また、シネクドキが「意味の上の関係」であり、メトニミーが「事実の上の関係」であることで、両者を区別することについても、異論を述べている。メトニミーが「事実の上の関係」であることは認めているらしいのだが、シネクドキが必ずしも「意味の上の関係」ではないことを言いたいらしい。このことについては、先に掲げた瀬戸の認識の三角形で、意味世界と現実世界に二分されていることが、必ずしもそのように明確に区分されるものではないと、私も考えるので、同感できる部分もあるのではと思った。しかし、それにしても、著者の言う「意味の上の関係」と「事実の上の関係」が、なにを意味しているのかよくわからない。

転義法の分類に関して「意味の上の関係」と「事実の上の関係」とが区別されるとき、実は、そこで比較されているのは、その関係性の一般性の程度であると見做すことができる。たとえば、《桜が花の一種であること》は、《眼鏡が山田君の一部であること》よりも、一般性が高い事実であるということである。

ここでも、せっかく「関係性の一般性の程度」を問うところまで行きながら、「山田君と眼鏡」の関係と「桜と花」の関係の違いが、認識されていない。山田君という特定のindividual と、その人が眼鏡をかけることは、きわめて特定の個別の現象である。一方、桜が花であることは、桜が進化して花をつけなくならない限りは、時空を越えた“一般性”をもつものだろう。しかし、それは一般性の程度という問題ではなく、質的に違う対象なのである。

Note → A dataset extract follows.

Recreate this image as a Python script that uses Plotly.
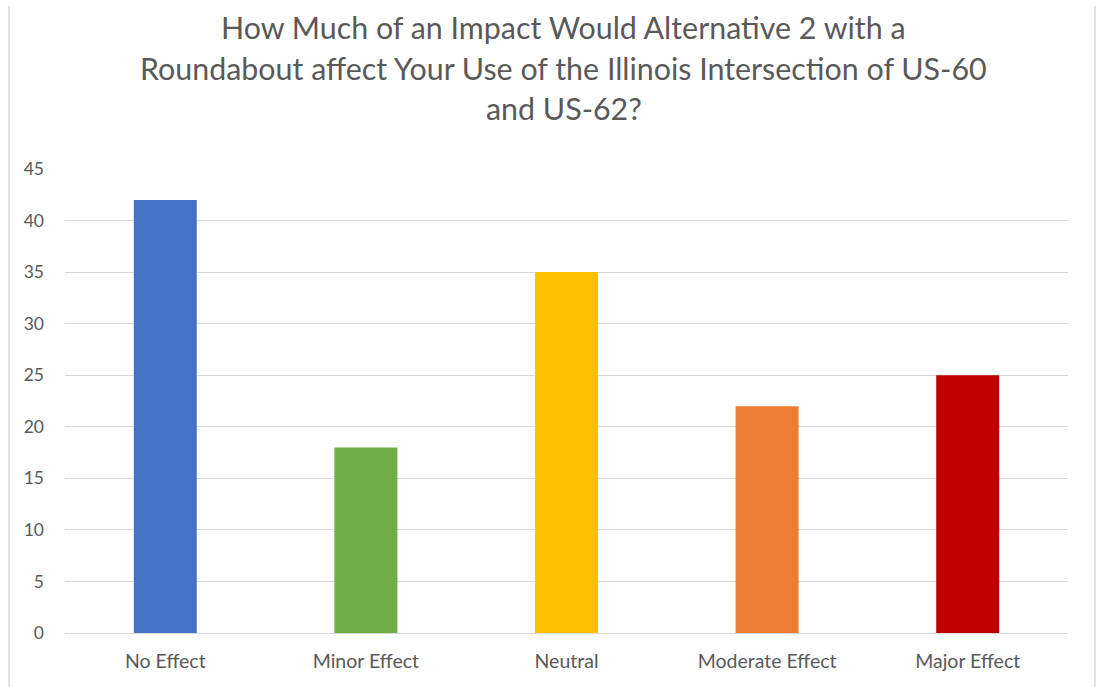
import plotly.graph_objects as go

# Survey responses
categories = ["No Effect", "Minor Effect", "Neutral", "Moderate Effect", "Major Effect"]
counts = [42, 18, 35, 22, 25]
bar_colors = ["#4472C4", "#70AD47", "#FFC000", "#ED7D31", "#C00000"]
y_ticks = [0, 5, 10, 15, 20, 25, 30, 35, 40, 45]

title_lines = [
    "How Much of an Impact Would Alternative 2 with a",
    "Roundabout affect Your Use of the Illinois Intersection of US-60",
    "and US-62?",
]

W, H = 1102, 687
L, R, T, B = 65, 34, 169, 54
PW, PH = W - L - R, H - T - B


def px_x(px):
    """Horizontal pixel position -> paper coordinate."""
    return (px - L) / PW


def px_y(py):
    """Vertical pixel position (from top) -> paper coordinate."""
    return (H - B - py) / PH


text_color = "#595959"
font_family = "Lato, 'Open Sans', sans-serif"

fig = go.Figure(
    go.Bar(
        x=categories,
        y=counts,
        marker=dict(color=bar_colors, line=dict(width=0)),
        width=0.314,
        hoverinfo="x+y",
    )
)

# title, one annotation per line for tight line spacing
annotations = []
for i, line in enumerate(title_lines):
    annotations.append(dict(
        text=line, showarrow=False, xref="paper", yref="paper",
        x=px_x(563.5), y=px_y(27 + 40.5 * i), xanchor="center", yanchor="middle",
        font=dict(family=font_family, size=30.4, color=text_color),
    ))

# light frame lines on the left and right edges of the chart area
frame = []
for px in (9, 1095):
    frame.append(dict(type="line", xref="paper", yref="paper",
                      x0=px_x(px), x1=px_x(px), y0=px_y(690), y1=px_y(6),
                      line=dict(color="#D9D9D9", width=1.5)))

fig.update_layout(
    width=W,
    height=H,
    margin=dict(l=L, r=R, t=T, b=B, pad=0),
    paper_bgcolor="white",
    plot_bgcolor="white",
    showlegend=False,
    font=dict(family=font_family, color=text_color, size=18),
    xaxis=dict(
        showgrid=False,
        showline=True,
        linecolor="#D9D9D9",
        linewidth=1,
        ticks="",
        ticklabelstandoff=11,
        tickfont=dict(size=19.5, color=text_color),
    ),
    yaxis=dict(
        range=[0, 45],
        tickvals=y_ticks,
        showgrid=True,
        gridcolor="#D9D9D9",
        gridwidth=1,
        zeroline=False,
        showline=False,
        ticks="",
        ticklabelstandoff=20,
        tickfont=dict(size=17.5, color=text_color),
    ),
    annotations=annotations,
    shapes=frame,
)

fig.write_html("out.html")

ついでに、「意味の上の関係」には論理的な必然性があると主張する点でも、著者は誤解していると思う。例えば、意味上の定義として必然であると思っている「母は女性の親である」ということでも、自然界を眺めてみれば、“常に”真実ではない。雌雄同体のカタツムリが子供を産むとき、母は雌ではない。また、桜は花であるが、マツは花か、ソテツは花か、あるいはシダは花かと考えれば、結局、母の定義にしろ、花の定義にしろ、事実とすり合わせをする中で、内容が変わっていくということだろう。だから、シネクドキのときに設定した類やクラスは、常に確実なものでも固定的なものでもない。しかし、たとえそのような仮のクラスであったとしても、「類と種」の枠組みの中で考えていることがシネクドキの意義だろう。

類やクラスを作ることが、人間の心の中の心理的本質主義によるものだ、とする考えもあるようだが、人間の心の中(意味世界)だけが独立したものではなく、常に現実とのすり合わせをやっていくものだと、私は考えている。そのような現実を認識し、表現する手段のひとつが、隣接関係に基づくメトニミーだと考える。

だから、メトニミーとシネクドキは、区別されなければならない。

*1:特定の一升瓶に入った、特定の酒という意味で、その全体はindividualを構成している。